42. AU MÊME.
Ruppin, 18 avril 1733.
L'on est fort obligé au cher Cassubien de la lettre qu'il a eu la bonté d'écrire. L'on se porte, grâce à Dieu, fort bien, et l'on est fort content d'être de retour chez soi, peu édifié du séjour de Potsdam. L'on se tiendrait volontiers en son gouvernement. Le Gouverneur est fort embarrassé du rôle qu'il sera obligé de jouer quand il sera marié, et il croit que l'obscur sera le meilleur, c'est-à-dire, de rester incognito le plus qu'il pourra à son gouvernement, plan que le souverain approuve fort, et de ne se mêler de rien au monde.
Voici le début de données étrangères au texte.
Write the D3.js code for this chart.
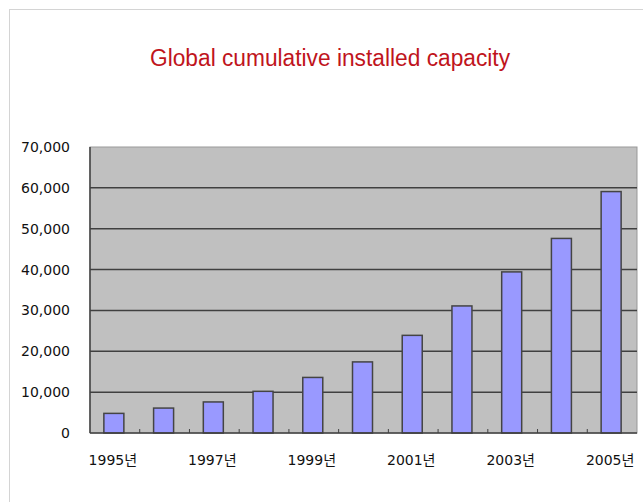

L'on souhaite beaucoup de bonheur au cher Cassubien touchant les noces de sa fille, et l'on prend beaucoup de part au malheur de la pauvre Caroline. Dieu sait si nous aurons guerre ou non, mais, d'une certaine façon, je le souhaiterais, pour me tirer de la mauvaise situation dans laquelle je crains de tomber. Je ne suis point amateur des Argus, ni de tout ce qui peut y avoir le moindre rapport; au contraire, j'aime fort que l'on ne s'embarrasse point de moi, comme aussi je ne m'embarrasserais pas des autres. Le vin est arrivé à bon port, et l'on en trouve la preuve excellente, et l'on vous prie d'en faire un grand compliment au marchand. Dieu sait que le pauvre Gouverneur se tue pour plaire au souverain; il exerce depuis le matin jusqu'au soir, il fait des recrues le plus qu'il peut, il l'ait des taxes, des bails, tant de choses qui se font par complaisance, comme l'on peut croire, et qui, malgré cela, ne trouvent aucune approbation. Comment est-il possible, malgré cela, de s'oublier soi-même, et de ne pas réserver une ou deux heures par jour pour se récréer, après que les actes de devoir sont finis? Enfin coupons court sur cette matière odieuse, et laissons le soin au ciel de pourvoir, et au temps d'exécuter les décrets de<97> nos destins. Pour moi, cher Cassubien, soit que je sois haut, ou bas, je n'en serai pas moins votre très-fidèle ami,
Le Gouverneur.
PETITE GAZETTE.
Madame le Grand va se promener tous les jours à Vieux-Ruppin, après quoi elle tient cour, où toutes nos dames se trouvent ordinairement. Elle est placée sur un grand fauteuil en forme de dais, et les dames qui ont le bonheur de lui faire la cour sont assises sur des tabourets. Un certain Groben, enseigne de notre garnison, l'a chassée de sa propre chambre comme les prêtres catholiques chassent le démon du corps d'un possédé. L'exorcisme s'est fait par le moyen de la fumée de tabac, chose que ladite dame ne peut souffrir. Le diable fut exorcisé, mais elle, en diable femelle, se répandit en injures contre l'exorciste. L'exorciste piqué repartit, et bientôt on aurait eu un combat d'amazones, si, par bonheur, son digne époux, le sieur Silva, ne s'en était mêlé. La paix fut faite et signée par quelques grandes rasades, bues de part et d'autre.
L'on dit que nos médecins sont tous faux. J'ai parlé à quelqu'un qui me dit que c'était comme partout ailleurs. On dit que la bière bouche l'esprit. Je soutiens le contraire; car, marque de cela, un bon brasseur d'ici, après avoir perdu quelques florins au jeu, y mit sa femme, par bonheur la perdit, et s'en vint au logis, disant qu'il y avait gagné beaucoup en perdant son plus grand ennemi. Dixi.